Evelina used her sister-in-law’s brick oven early this morning and afterwards ventured outside to enjoy the “beautiful day” with her young house guests. She gave them the standard tour of much that North Easton offered: shovel shops, large ponds, full streams, two farms with extensive flower gardens, and a stop at Col. John Torrey’s, in the village. The latter was probably a sociable occasion that included tea with Abby Torrey.

Sarah Lothrop Ames, meanwhile, went into Boston for the day and returned with Harriett Ames Mitchell and a friend from Pittsburgh, where Harriett had lately been living.

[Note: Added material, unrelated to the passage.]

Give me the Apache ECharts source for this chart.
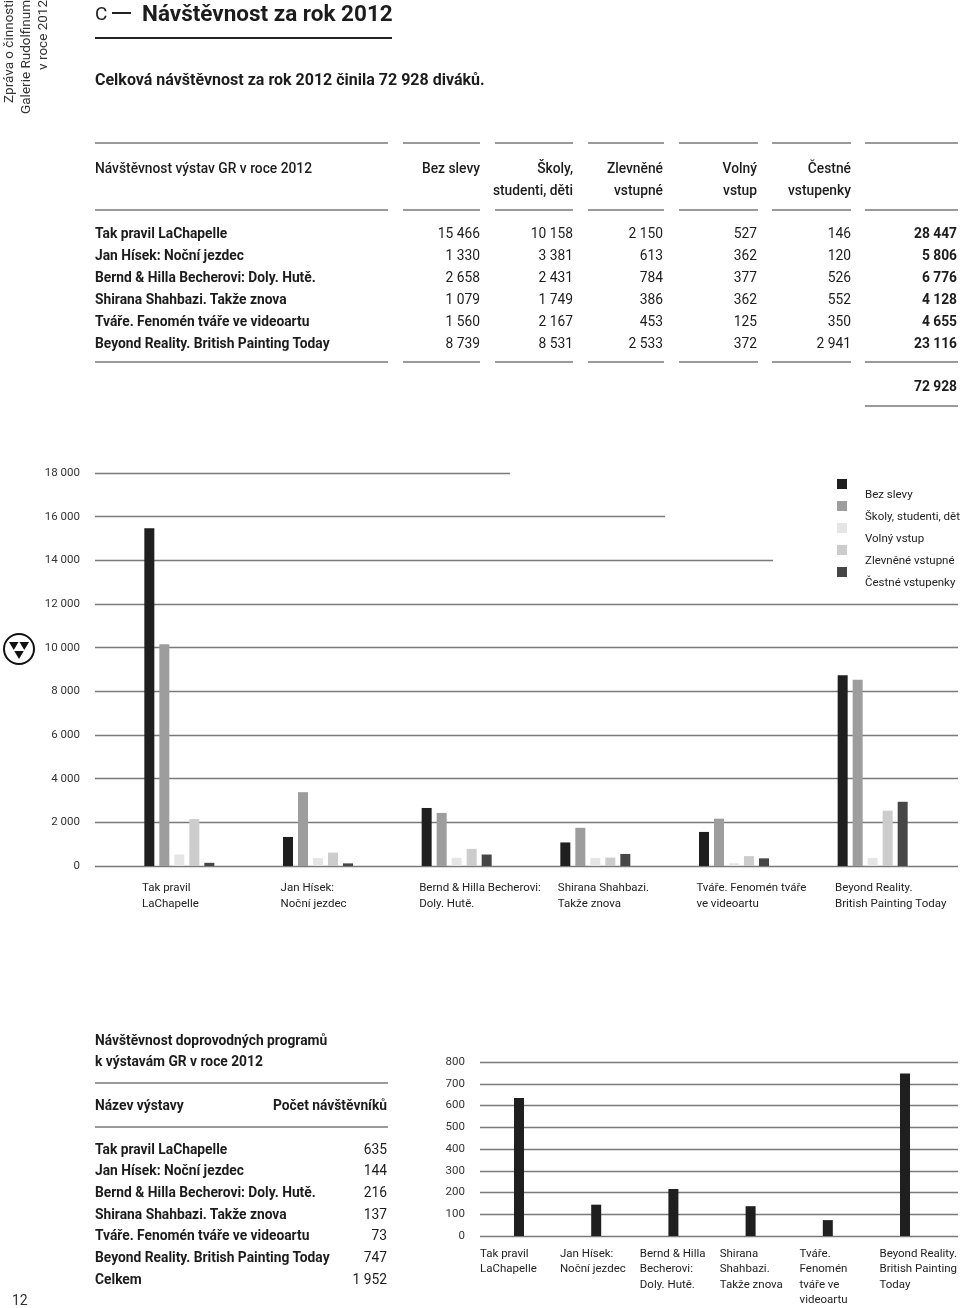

There was still no sign of Harriett’s husband, Asa Mitchell, who was, presumably, yet in Pennsylvania on business. Oakes Ames would have been in Boston today, too, perhaps with Augustus Gilmore.

The Ames boys wouldn’t have been pleasuring about – they were at the shovel shops, working.

* Building in modern-day North Easton that once belonged to Col. John Torrey

 

May 13, 1851

dried-apples

*

Tues May 13  Mrs Witherell heat her oven and I baked

a loaf of brown bread & some cake & tarts with

her  Orinthia made some sifted dried apple pies

Mr Robinson here to paper the dark bedroom

chamber. Mr Pratt called this morning for Orinthia

to go to meet him & Brown for an examination

We went to Mr Pratts this afternoon and

called at Mr Whitwells

 

Mr. Robinson, all-purpose painter-and-paperer, was back at Evelina and Oakes’s house today to paper one of the bedrooms. It may be the one that Frank Morton Ames had to move out of some days ago while it was being refurbished.

Orinthia Foss, meanwhile, underwent some kind of scholastic examination.  Evidently, she was being considered to teach at the town’s public school system for which she had to undergo at least an interview.  Her interviewer was Amos Pratt, a former school teacher himself, and member of the Easton school superintending committee (the one on which Oakes Angier had hoped to serve, but had missed by one vote.)  Her other interviewer was Erastus Brown, a butcher by trade who also served on the school committee and taught. Not unlike today, some folks from 160 years ago had to pursue more than one trade to make ends meet. Pratt, who lived in the Furnace Village area of Easton, some miles south and west of North Easton, eventually gave up his teaching career to run a mill.

Before being escorted by Mr. Pratt to her interview, Orinthia helped Evelina and Sarah Witherell with baking.  Evelina made brown bread, cake and tarts; Orinthia made an unseasonal apple pie from dried apples. The apples were remnants of last fall’s harvest, and ordinarily Orinthia would have had to plump them up with hot water or cider or some other liquid in order to form the pie.  How the apples would have been “sifted” is a puzzle; did this mean that the apples were in powder form?  All you cooks out there: what is a sifted dried apple pie?

*jeremy.zawodny.com

 

May 5, 1851

Laundry

 

Monday May 5th  Made some sponge cake this morning

& swept & dusted rather more than usual Jane washed

the clothes and put them out without rinsing & let

the hard rain come on them. Has been a driving

storm all the […] day Mrs Stetson & Mrs

George [Ames] were here to tea Harriet was taken sick

and went to bed. Charles Mitchell came to see

her in the stage[…]

Jane McHanna had an idea this morning.  If nature was going to keep throwing stormy weather at her on Laundry Day, she’d make it work for her rather than against her. Instead of rinsing them herself, she hung those towels, shirts and all else outside and let the rain rinse the suds off. The “hard rain” saved her some tub time, although hanging those heavy clothes with the suds still on them couldn’t have been easy work.

Meanwhile, Evelina stayed indoors sweeping, dusting and doing some light baking.  Instead of firing up the brick oven, she probably baked her sponge cake right in a tin stove that she most likely had in her kitchen.

Sponge cake was a dessert whose recipe the Puritans brought over from England.  In western cooking, it was one of the earliest iterations of a yeastless batter. Mary Peabody Mann wrote in her 1858 cookbook, Christianity in the Kitchen, that sponge cake “if made right, is the least injurious of any form of cake, because it contains no butter.”  She cautioned, however, that “it is very difficult to make it good.  Eggs must be perfectly fresh, in the first place. They should be kept in cold water the night previous, and the whites should be beaten in a cool place, separately, and to a thick froth, with a cork stuck cross-wise upon a fork, and without stopping once.” Sarah Josepha Hale, meanwhile, in her 1841 The Good Housekeeper, offered her own admonishment that cakes, “those tempting but pernicious delicacies [,are]…to be partaken of as a luxury.”

The man who called on the ailing Harriett Ames Mitchell was her brother-in-law, Charles, who had once lived with Harriett and Asa in Cambridge, before they moved to western Pennsylvania. Charles, younger by several years, was a good friend of the family. Mrs. Stetson was also a friend of the family and Almira Ames was a cousin. Everyone sipped tea while rain fell on the roof, the road, the garden and the white, wet laundry.